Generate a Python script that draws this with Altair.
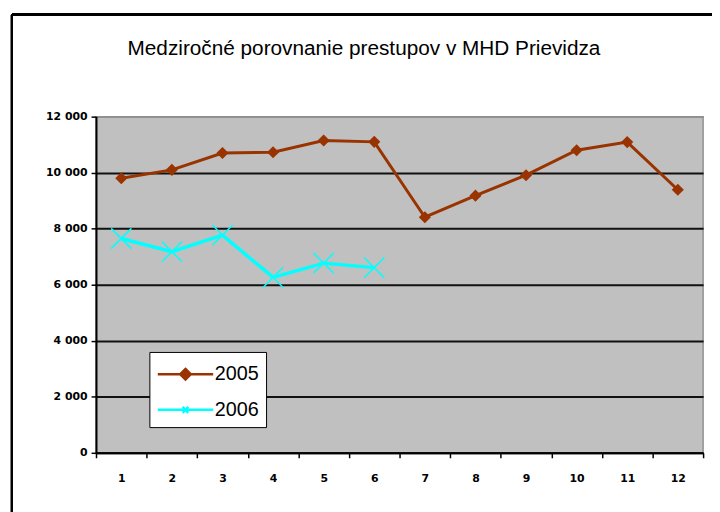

|---|

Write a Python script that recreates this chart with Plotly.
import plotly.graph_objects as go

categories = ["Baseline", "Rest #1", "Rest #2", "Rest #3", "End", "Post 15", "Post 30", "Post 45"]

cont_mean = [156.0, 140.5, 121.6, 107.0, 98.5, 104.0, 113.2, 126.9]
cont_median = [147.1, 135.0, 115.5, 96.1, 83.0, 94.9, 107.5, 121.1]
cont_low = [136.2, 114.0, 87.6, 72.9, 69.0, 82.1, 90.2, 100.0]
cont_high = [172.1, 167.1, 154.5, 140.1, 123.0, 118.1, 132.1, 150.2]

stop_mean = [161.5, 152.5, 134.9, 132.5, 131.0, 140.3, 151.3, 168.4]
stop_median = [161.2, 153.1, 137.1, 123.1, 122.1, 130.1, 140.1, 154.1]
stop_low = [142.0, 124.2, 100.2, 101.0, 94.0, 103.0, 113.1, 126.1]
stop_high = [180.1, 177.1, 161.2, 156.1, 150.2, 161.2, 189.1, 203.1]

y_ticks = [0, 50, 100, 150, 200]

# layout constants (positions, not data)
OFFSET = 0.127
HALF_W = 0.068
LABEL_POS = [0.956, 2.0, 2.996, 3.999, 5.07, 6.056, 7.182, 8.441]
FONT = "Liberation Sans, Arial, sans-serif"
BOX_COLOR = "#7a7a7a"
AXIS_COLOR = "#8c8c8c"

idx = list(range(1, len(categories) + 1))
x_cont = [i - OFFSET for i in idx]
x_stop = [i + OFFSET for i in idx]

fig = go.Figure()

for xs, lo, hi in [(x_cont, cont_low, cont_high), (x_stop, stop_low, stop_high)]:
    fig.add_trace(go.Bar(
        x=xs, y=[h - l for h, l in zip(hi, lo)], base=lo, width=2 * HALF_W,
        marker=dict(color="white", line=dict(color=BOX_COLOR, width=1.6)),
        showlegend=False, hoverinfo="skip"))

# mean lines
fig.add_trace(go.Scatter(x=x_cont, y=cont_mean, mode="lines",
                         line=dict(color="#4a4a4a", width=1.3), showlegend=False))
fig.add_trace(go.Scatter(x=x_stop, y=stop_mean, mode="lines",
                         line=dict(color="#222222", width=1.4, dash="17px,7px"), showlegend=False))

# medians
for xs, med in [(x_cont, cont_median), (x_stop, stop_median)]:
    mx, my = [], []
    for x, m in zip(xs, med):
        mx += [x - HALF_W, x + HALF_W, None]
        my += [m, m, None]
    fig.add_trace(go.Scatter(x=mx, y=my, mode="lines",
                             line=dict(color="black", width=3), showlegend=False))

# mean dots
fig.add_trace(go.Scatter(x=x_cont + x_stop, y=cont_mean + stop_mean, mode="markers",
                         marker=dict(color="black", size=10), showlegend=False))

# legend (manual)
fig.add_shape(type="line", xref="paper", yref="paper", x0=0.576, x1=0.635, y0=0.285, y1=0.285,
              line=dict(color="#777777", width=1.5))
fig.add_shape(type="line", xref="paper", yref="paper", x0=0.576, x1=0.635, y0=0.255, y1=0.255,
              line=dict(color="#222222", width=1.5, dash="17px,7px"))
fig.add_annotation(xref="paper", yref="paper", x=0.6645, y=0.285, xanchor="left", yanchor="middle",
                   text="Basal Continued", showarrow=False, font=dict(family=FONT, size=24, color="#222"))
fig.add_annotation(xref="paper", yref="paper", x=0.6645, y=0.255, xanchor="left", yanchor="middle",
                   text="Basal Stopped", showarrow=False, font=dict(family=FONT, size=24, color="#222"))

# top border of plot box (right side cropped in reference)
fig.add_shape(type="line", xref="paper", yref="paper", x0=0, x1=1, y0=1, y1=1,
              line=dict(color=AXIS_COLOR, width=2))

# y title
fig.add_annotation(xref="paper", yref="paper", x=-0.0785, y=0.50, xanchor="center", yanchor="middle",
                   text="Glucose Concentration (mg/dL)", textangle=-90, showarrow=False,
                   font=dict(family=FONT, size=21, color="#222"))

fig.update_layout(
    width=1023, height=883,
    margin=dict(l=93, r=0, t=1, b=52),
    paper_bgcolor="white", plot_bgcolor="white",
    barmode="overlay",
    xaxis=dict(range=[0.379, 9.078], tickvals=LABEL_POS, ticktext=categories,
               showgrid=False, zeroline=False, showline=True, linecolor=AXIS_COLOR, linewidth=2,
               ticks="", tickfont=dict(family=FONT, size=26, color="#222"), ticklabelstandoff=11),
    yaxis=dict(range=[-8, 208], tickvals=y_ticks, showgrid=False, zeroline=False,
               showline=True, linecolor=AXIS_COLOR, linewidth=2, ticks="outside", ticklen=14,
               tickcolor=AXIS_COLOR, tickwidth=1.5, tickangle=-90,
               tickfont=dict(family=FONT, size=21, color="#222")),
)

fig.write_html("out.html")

|---|

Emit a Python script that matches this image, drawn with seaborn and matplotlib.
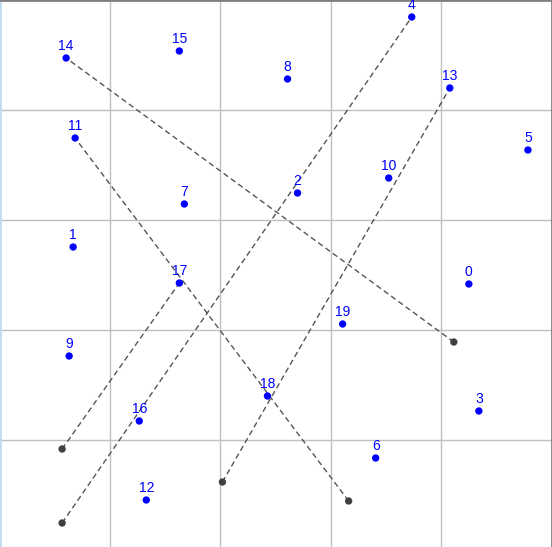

|---|

* _Written exercise_: Output the lines of the records above exactly as they appear, from the line containing "Write a Python" through the line containing "y_ticks = [0, 50, 100, 150, 200]".

* _Response_:
Write a Python script that recreates this chart with Plotly.
import plotly.graph_objects as go

categories = ["Baseline", "Rest #1", "Rest #2", "Rest #3", "End", "Post 15", "Post 30", "Post 45"]

cont_mean = [156.0, 140.5, 121.6, 107.0, 98.5, 104.0, 113.2, 126.9]
cont_median = [147.1, 135.0, 115.5, 96.1, 83.0, 94.9, 107.5, 121.1]
cont_low = [136.2, 114.0, 87.6, 72.9, 69.0, 82.1, 90.2, 100.0]
cont_high = [172.1, 167.1, 154.5, 140.1, 123.0, 118.1, 132.1, 150.2]

stop_mean = [161.5, 152.5, 134.9, 132.5, 131.0, 140.3, 151.3, 168.4]
stop_median = [161.2, 153.1, 137.1, 123.1, 122.1, 130.1, 140.1, 154.1]
stop_low = [142.0, 124.2, 100.2, 101.0, 94.0, 103.0, 113.1, 126.1]
stop_high = [180.1, 177.1, 161.2, 156.1, 150.2, 161.2, 189.1, 203.1]

y_ticks = [0, 50, 100, 150, 200]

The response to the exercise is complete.